The Welsh back-line is sensational and Billy Twelvetrees has to play out of his skin to shut down Jamie Roberts.
Victory, even by a point would be the biggest in Lancaster’s reign and they would head off to Rome virtually certain of a fourth straight win.
A pointer? England have had ten chances to secure a Triple Crown at Twickenham – and have done it every time.
Wales (currently 3rd)
To play: England (a),
The jury is still out on whether Wales’ record-equalling 27-6 win over France was a sign that Warren Gatland’s men are back on track or that Philippe Saint-Andre’s are way off it.
Either way the Welsh come to Twickenham having put their Dublin drubbing behind them and looking to inflict another humbling defeat on the team they love to beat most. Wales are going for successive victories at Twickenham for the first time since 1978.
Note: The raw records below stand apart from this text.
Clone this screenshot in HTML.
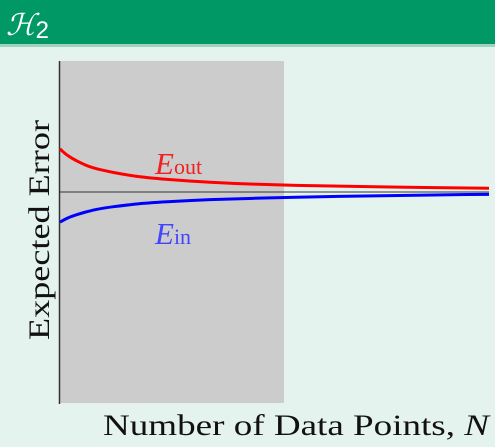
<!DOCTYPE html>
<html><head><meta charset="utf-8"><style>
body{margin:0;width:495px;height:442px;overflow:hidden;background:#e5f3ee;font-family:"Liberation Serif",serif}
</style></head><body>
<svg width="495" height="442">
<rect x="0" y="0" width="495" height="44" fill="#009966"/>
<rect x="0" y="44" width="495" height="3" fill="#9fd3c0"/>
<text x="6" y="35" font-size="30" fill="#fff" font-style="italic" font-family="Liberation Serif,serif">ℋ<tspan font-style="normal" font-family="Liberation Sans,sans-serif" font-size="24" dy="3">2</tspan></text>
<rect x="60" y="61" width="224" height="342" fill="#cccccc"/>
<line x1="59.5" y1="61" x2="59.5" y2="404" stroke="#333" stroke-width="1.5"/>
<line x1="59" y1="192" x2="489" y2="192" stroke="#333" stroke-width="1"/>
<g id="series"></g>
<text x="155" y="174" font-size="31" fill="#ee2222" font-style="italic">E<tspan font-style="normal" font-size="22">out</tspan></text>
<text x="155" y="244" font-size="31" fill="#4444ff" font-style="italic">E<tspan font-style="normal" font-size="22">in</tspan></text>
<text transform="translate(49,230) rotate(-90)" text-anchor="middle" font-size="30" fill="#111" textLength="220" lengthAdjust="spacingAndGlyphs">Expected Error</text>
<text x="103" y="435" font-size="30" fill="#111" textLength="386" lengthAdjust="spacingAndGlyphs">Number of Data Points, <tspan font-style="italic">N</tspan></text>
</svg>
<script>
const nValues=[0,1,2,3,5,7,10,15,20,30,40,50,60,70,80,90,100];
const eOut=[0.743,0.731,0.722,0.714,0.701,0.690,0.680,0.668,0.659,0.649,0.642,0.638,0.635,0.633,0.631,0.629,0.628];
const eIn=[0.529,0.536,0.542,0.547,0.555,0.562,0.570,0.578,0.585,0.592,0.597,0.600,0.603,0.605,0.607,0.609,0.610];
const xs=n=>60+n*(489-60)/100;
const ys=v=>403-v*342;
function path(vals){
  let d='';
  for(let i=0;i<nValues.length;i++){
    const x=xs(nValues[i]),y=ys(vals[i]);
    if(i===0){d+='M'+x+','+y;}
    else{
      const x0=xs(nValues[i-1]),y0=ys(vals[i-1]);
      d+=' Q'+x0+','+y0+' '+((x0+x)/2)+','+((y0+y)/2);
    }
  }
  d+=' L'+xs(nValues[nValues.length-1])+','+ys(vals[vals.length-1]);
  return d;
}
const g=document.getElementById('series');
const ns='http://www.w3.org/2000/svg';
const p1=document.createElementNS(ns,'path');
p1.setAttribute('d',path(eOut));p1.setAttribute('stroke','#ff0000');p1.setAttribute('stroke-width','3');p1.setAttribute('fill','none');


g.appendChild(p1);
const p2=document.createElementNS(ns,'path');
p2.setAttribute('d',path(eIn));p2.setAttribute('stroke','#0000ff');p2.setAttribute('stroke-width','3');p2.setAttribute('fill','none');


g.appendChild(p2);
</script>
</body></html>
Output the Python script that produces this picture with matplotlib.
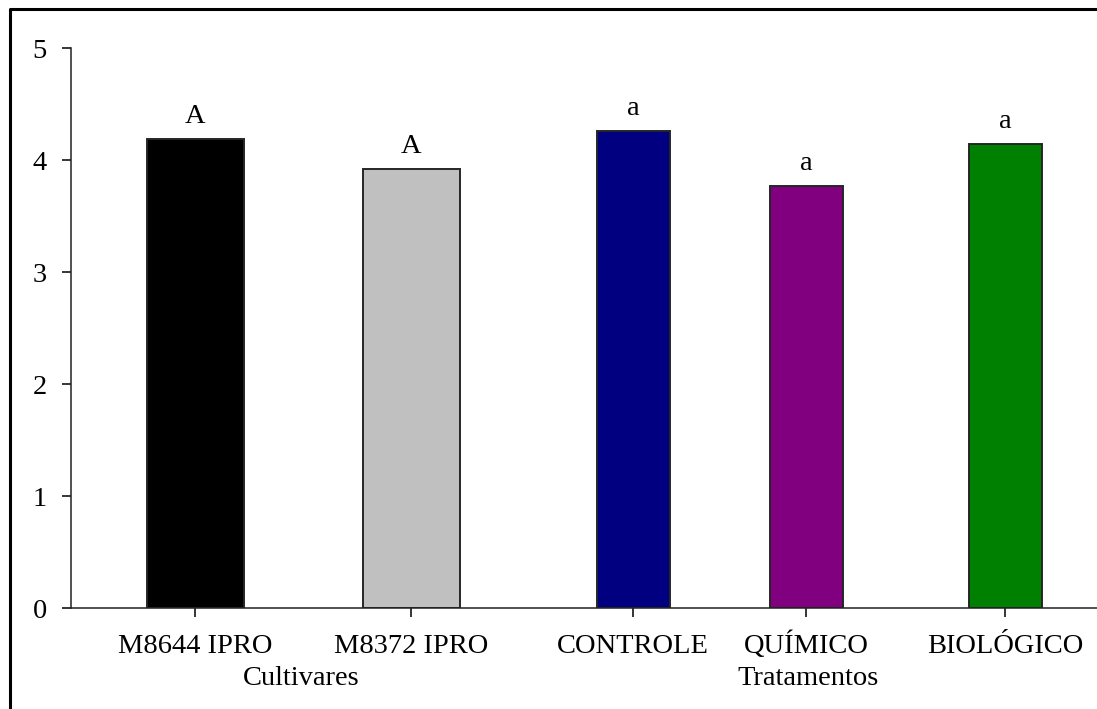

British Lions Alun Wyn-Jones and Jonathan Davies are back in contention at lock and centre and Rhys Webb looks an inspired choice at scrum-half.
If they do win this weekend they would return to Cardiff next Saturday with only palsied Scotland to beat and every hope of a magnificent third straight title.
France (currently 4th)
To play: Scotland (a),
Saint-Andre deserves the Six Nations crown for services to rugby alone. His decision to drop Louis Picamoles, his best player, for the No.8’s insolent response to being sin-binned against Wales, upholds the culture of the sport.
France should win, a phrase to send shivers across la Manche, in Edinburgh this weekend given their undoubted scrummaging prowess and the ability of their back-line to punish mistakes. Which are usually plentiful against Scotland.
Class on legs Wesley Fofana is out injured but Yoann Huget and Brice Dulin are two-thirds of the best back three in the competition. But they then face the prospect of pooping O’Driscoll’s party on the final weekend, which not even PSA wants.